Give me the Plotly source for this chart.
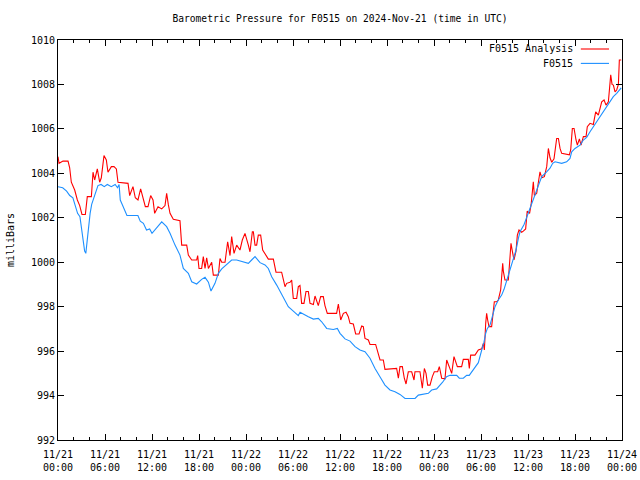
import plotly.graph_objects as go
from datetime import datetime, timedelta

# F0515 (station) : hours since 2024-11-21 00:00 UTC, pressure in mbar
station_hours = [0.0, 0.6, 1.1, 1.5, 1.9, 2.2, 2.5, 2.8, 3.0, 3.2, 3.4, 3.55, 3.7, 3.9, 4.1, 4.3, 4.6, 4.9,
                 5.1, 5.5, 5.9, 6.3, 6.8, 7.3, 7.6, 7.8, 7.95, 8.2, 8.5, 8.8, 9.5, 10.2, 10.5, 10.9, 11.3,
                 11.7, 12.0, 12.5, 12.9, 13.24, 13.87, 14.3, 14.94, 15.57, 16.0, 16.64, 17.07, 17.7, 18.34,
                 18.77, 19.2, 19.53, 20.04, 20.47, 20.9, 21.53, 22.17, 22.81, 23.66, 24.3, 24.72, 25.15,
                 25.79, 26.43, 26.85, 27.28, 27.92, 28.56, 28.98, 29.4, 30.04, 30.68, 30.9, 31.32, 31.96,
                 32.6, 33.23, 33.66, 34.3, 35.15, 35.66, 36.0, 36.64, 37.28, 37.92, 38.55, 39.19, 39.83,
                 40.47, 41.1, 41.74, 42.38, 43.02, 43.66, 44.3, 45.58, 46.0, 47.28, 47.7, 48.34, 48.77,
                 49.1, 49.6, 50.04, 50.9, 51.23, 51.74, 52.17, 52.5, 52.81, 53.23, 53.66, 54.09, 54.38,
                 54.6, 54.81, 55.15, 55.49, 55.79, 56.21, 56.64, 56.94, 57.28, 57.62, 58.04, 58.47, 58.77,
                 58.98, 59.5, 60.0, 60.5, 61.1, 61.75, 62.38, 62.81, 63.15, 63.45, 64.3, 64.94, 65.36,
                 65.58, 66.0, 66.64, 67.07, 67.49, 67.92, 68.34, 68.77, 69.19, 69.62, 70.04, 70.47, 70.89,
                 71.32, 71.66, 71.9]
station_mbar = [1003.4, 1003.35, 1003.2, 1003.0, 1002.9, 1002.5, 1002.2, 1002.05, 1001.6, 1001.0, 1000.5,
                1000.4, 1000.9, 1001.6, 1002.2, 1002.6, 1002.9, 1003.2, 1003.45, 1003.5, 1003.4, 1003.5,
                1003.4, 1003.5, 1003.35, 1003.5, 1002.8, 1002.6, 1002.3, 1002.1, 1002.1, 1002.1, 1001.85,
                1001.75, 1001.45, 1001.5, 1001.3, 1001.5, 1001.65, 1001.82, 1001.6, 1001.3, 1000.77,
                1000.32, 999.72, 999.5, 999.12, 999.02, 999.23, 999.32, 999.1, 998.7, 999.05, 999.5,
                999.7, 999.9, 1000.1, 1000.1, 1000.02, 999.95, 1000.1, 1000.25, 999.98, 999.88, 999.72,
                999.35, 998.97, 998.52, 998.25, 998.0, 997.8, 997.6, 997.75, 997.66, 997.55, 997.44,
                997.47, 997.32, 997.02, 996.97, 997.02, 996.8, 996.55, 996.45, 996.2, 996.05, 995.97,
                995.68, 995.22, 994.85, 994.47, 994.25, 994.17, 994.05, 993.87, 993.87, 994.02, 994.1,
                994.25, 994.3, 994.47, 994.6, 994.85, 994.91, 994.91, 994.78, 994.78, 994.91, 994.91,
                995.07, 995.3, 995.48, 996.05, 996.4, 996.8, 997.02, 997.17, 997.62, 998.0, 998.3,
                998.52, 998.78, 999.2, 999.57, 1000.02, 1000.55, 1001.07, 1001.37, 1001.7, 1002.2,
                1002.6, 1003.3, 1003.85, 1004.07, 1004.23, 1004.45, 1004.52, 1004.45, 1004.52, 1004.67,
                1004.97, 1005.12, 1005.27, 1005.5, 1005.62, 1005.87, 1006.1, 1006.32, 1006.52, 1006.77,
                1007.0, 1007.22, 1007.45, 1007.6, 1007.78, 1007.85]

# F0515 Analysis
analysis_hours = [0.0, 0.13, 0.64, 1.28, 1.49, 1.7, 2.13, 2.47, 2.77, 3.06, 3.49, 3.74, 4.26, 4.47, 4.68,
                  5.02, 5.32, 5.53, 5.87, 6.17, 6.38, 6.81, 7.15, 7.45, 7.66, 8.94, 9.15, 9.57, 9.87, 10.21,
                  10.55, 10.85, 11.15, 11.49, 11.83, 12.13, 12.34, 12.77, 13.24, 13.66, 13.87, 14.08, 14.3,
                  14.72, 15.57, 15.79, 16.43, 16.64, 17.07, 17.7, 17.83, 18.0, 18.34, 18.55, 18.77, 18.98,
                  19.2, 19.62, 19.83, 20.47, 20.68, 20.9, 21.32, 21.66, 21.96, 22.17, 22.47, 22.81, 23.23,
                  23.53, 23.87, 24.3, 24.51, 24.81, 24.94, 25.15, 25.36, 25.57, 25.87, 26.13, 26.43, 26.85,
                  27.49, 27.83, 28.55, 28.77, 28.98, 29.19, 29.62, 29.83, 30.04, 30.47, 30.68, 30.89, 31.1,
                  31.4, 31.66, 31.96, 32.17, 32.6, 32.81, 33.23, 33.53, 33.87, 34.08, 34.38, 35.57, 35.79,
                  36.09, 36.43, 36.77, 37.06, 37.28, 37.7, 38.0, 38.43, 38.77, 38.98, 39.19, 39.62, 39.83,
                  40.55, 40.81, 41.11, 41.53, 41.74, 43.23, 43.45, 43.66, 43.96, 44.21, 44.43, 44.72,
                  45.15, 45.45, 45.57, 46.21, 46.34, 46.51, 46.77, 46.98, 47.19, 47.49, 47.79, 48.04,
                  48.47, 48.68, 48.98, 49.4, 49.62, 50.04, 50.26, 50.55, 50.81, 50.98, 51.53, 51.74, 52.38,
                  52.51, 52.68, 53.23, 53.66, 54.09, 54.3, 54.43, 54.6, 54.72, 54.85, 55.02, 55.36, 55.57,
                  55.7, 56.0, 56.21, 56.51, 56.64, 56.77, 56.85, 57.06, 57.49, 57.7, 57.83, 58.0, 58.21,
                  58.47, 58.64, 58.85, 59.19, 59.4, 59.7, 59.9, 60.2, 60.4, 60.68, 60.81, 61.11, 61.53,
                  61.75, 62.09, 62.39, 62.6, 62.81, 63.03, 63.32, 63.66, 63.88, 64.09, 64.3, 65.28, 65.45,
                  65.66, 65.88, 66.13, 66.3, 66.56, 66.77, 67.07, 67.41, 67.57, 67.92, 68.34, 68.64, 68.98,
                  69.41, 69.71, 69.96, 70.26, 70.56, 70.73, 70.9, 71.11, 71.32, 71.54, 71.66, 71.9]
analysis_mbar = [1004.75, 1004.45, 1004.55, 1004.55, 1004.25, 1003.6, 1003.25, 1002.8, 1002.55, 1002.15,
                 1002.15, 1002.95, 1002.95, 1004.05, 1003.7, 1004.2, 1003.6, 1003.8, 1004.8, 1004.6,
                 1004.05, 1004.3, 1004.3, 1004.2, 1003.6, 1003.55, 1003.0, 1003.4, 1002.9, 1002.8,
                 1003.3, 1002.85, 1002.5, 1002.5, 1003.0, 1002.8, 1002.2, 1002.5, 1002.4, 1002.55,
                 1003.1, 1002.6, 1002.2, 1001.93, 1001.87, 1000.77, 1000.77, 1000.32, 1000.1, 1000.1,
                 1000.3, 999.72, 999.72, 1000.25, 999.72, 1000.2, 999.72, 1000.0, 999.42, 999.42,
                 1000.17, 1000.0, 1000.0, 1000.92, 1000.3, 1001.15, 1000.4, 1000.77, 1000.55, 1001.0,
                 1001.3, 1000.77, 1000.47, 1001.37, 1001.37, 1000.77, 1000.77, 1001.22, 1001.22,
                 1000.55, 1000.4, 1000.14, 1000.14, 999.55, 999.55, 999.2, 998.9, 999.05, 999.1, 999.2,
                 998.37, 998.37, 998.9, 998.95, 998.15, 998.15, 998.68, 998.68, 998.15, 998.1, 998.48,
                 998.05, 998.45, 998.45, 998.05, 997.7, 997.7, 998.12, 997.4, 997.7, 997.75, 997.55,
                 997.25, 997.22, 996.77, 996.77, 997.13, 997.1, 996.57, 996.5, 996.3, 996.3, 995.97,
                 995.6, 995.6, 995.18, 995.22, 994.78, 995.3, 995.3, 994.78, 994.52, 995.07, 995.07,
                 994.7, 995.07, 995.07, 994.7, 994.33, 995.22, 995.0, 994.47, 994.47, 994.85, 995.07,
                 995.07, 995.3, 994.78, 994.75, 995.6, 995.22, 995.0, 995.75, 995.5, 995.3, 995.3,
                 995.63, 995.63, 995.22, 995.82, 995.82, 996.05, 996.1, 996.35, 996.05, 997.25, 997.7,
                 997.4, 997.1, 997.1, 997.85, 998.22, 998.22, 998.3, 998.75, 999.5, 999.95, 999.6,
                 999.2, 999.2, 1000.4, 1000.85, 1000.5, 1000.1, 1000.5, 1001.22, 1001.45, 1001.35,
                 1001.4, 1001.5, 1002.3, 1002.2, 1002.6, 1003.62, 1003.0, 1003.1, 1004.07, 1003.8,
                 1003.85, 1004.3, 1005.12, 1004.7, 1004.5, 1004.65, 1005.57, 1005.57, 1005.12, 1004.9,
                 1004.83, 1005.05, 1006.02, 1006.02, 1005.5, 1005.27, 1005.55, 1005.27, 1005.65,
                 1005.65, 1006.1, 1006.25, 1006.2, 1006.77, 1006.62, 1007.22, 1007.3, 1007.07, 1007.22,
                 1008.43, 1008.0, 1007.97, 1007.67, 1007.75, 1008.0, 1009.1, 1009.1]

tick_hours = [0, 6, 12, 18, 24, 30, 36, 42, 48, 54, 60, 66, 72]
tick_labels = ["11/21<br>00:00", "11/21<br>06:00", "11/21<br>12:00", "11/21<br>18:00",
               "11/22<br>00:00", "11/22<br>06:00", "11/22<br>12:00", "11/22<br>18:00",
               "11/23<br>00:00", "11/23<br>06:00", "11/23<br>12:00", "11/23<br>18:00",
               "11/24<br>00:00"]
y_ticks = [992, 994, 996, 998, 1000, 1002, 1004, 1006, 1008, 1010]

base = datetime(2024, 11, 21, 0, 0)
to_t = lambda hs: [base + timedelta(hours=h) for h in hs]

FONT = "DejaVu Sans Mono"
RED = "#ff0000"
BLUE = "#1e90ff"

fig = go.Figure()
fig.add_trace(go.Scatter(x=to_t(analysis_hours), y=analysis_mbar, mode="lines",
                         line=dict(color=RED, width=1.1), name="F0515 Analysis", showlegend=False))
fig.add_trace(go.Scatter(x=to_t(station_hours), y=station_mbar, mode="lines",
                         line=dict(color=BLUE, width=1.1), name="F0515", showlegend=False))

# legend drawn gnuplot-style (text right, sample line after)
for i, (name, col) in enumerate([("F0515 Analysis", RED), ("F0515", BLUE)]):
    yp = 0.9775 - i * 0.036
    fig.add_annotation(x=0.9167, y=yp, xref="paper", yref="paper", text=name, showarrow=False,
                       xanchor="right", yanchor="middle", font=dict(family=FONT, size=10, color="black"))
    fig.add_shape(type="line", xref="paper", yref="paper", x0=0.927, x1=0.977, y0=yp, y1=yp,
                  line=dict(color=col, width=1.1))

fig.add_annotation(x=-0.085, y=0.5, xref="paper", yref="paper", text="milliBars", showarrow=False,
                   textangle=-90, xanchor="center", yanchor="middle",
                   font=dict(family=FONT, size=10, color="black"))

fig.update_layout(
    width=640, height=480,
    margin=dict(l=58, r=18, t=40, b=40, autoexpand=False),
    paper_bgcolor="white", plot_bgcolor="white",
    font=dict(family=FONT, size=10, color="black"),
    title=dict(text="Barometric Pressure for F0515 on 2024-Nov-21 (time in UTC)",
               x=0.5, xref="paper", xanchor="center", y=1 - 19 / 480, yref="container",
               yanchor="middle", font=dict(family=FONT, size=9.6, color="black")),
    showlegend=False,
)
fig.update_xaxes(range=[base, base + timedelta(hours=72)], tickvals=to_t(tick_hours), ticktext=tick_labels,
                 automargin=False, ticklabeloverflow="allow",
                 showgrid=False, zeroline=False, showline=True, linecolor="black", linewidth=1,
                 mirror="allticks", ticks="inside", ticklen=6, tickcolor="black", ticklabelstandoff=5,
                 minor=dict(ticks="inside", ticklen=3, dtick=2 * 3600 * 1000, tickcolor="black", showgrid=False),
                 tickfont=dict(family=FONT, size=10, color="black"))
fig.update_yaxes(range=[992, 1010], tickvals=y_ticks, automargin=False, showgrid=False, zeroline=False,
                 showline=True, linecolor="black", linewidth=1, mirror="allticks", ticks="inside", ticklen=6,
                 tickcolor="black", tickfont=dict(family=FONT, size=10, color="black"))

fig.write_html("out.html", config={"displayModeBar": False},
               post_script="document.documentElement.style.margin='0';document.body.style.margin='0';"
                           "document.documentElement.style.overflow='hidden';document.body.style.overflow='hidden';")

========================

* TASK DETAILS: Pictures stay out. Print the data exactly, from its first line through the line containing "from datetime import datetime, timedelta".

* SOLVED EXERCISE:
Give me the Plotly source for this chart.
import plotly.graph_objects as go
from datetime import datetime, timedelta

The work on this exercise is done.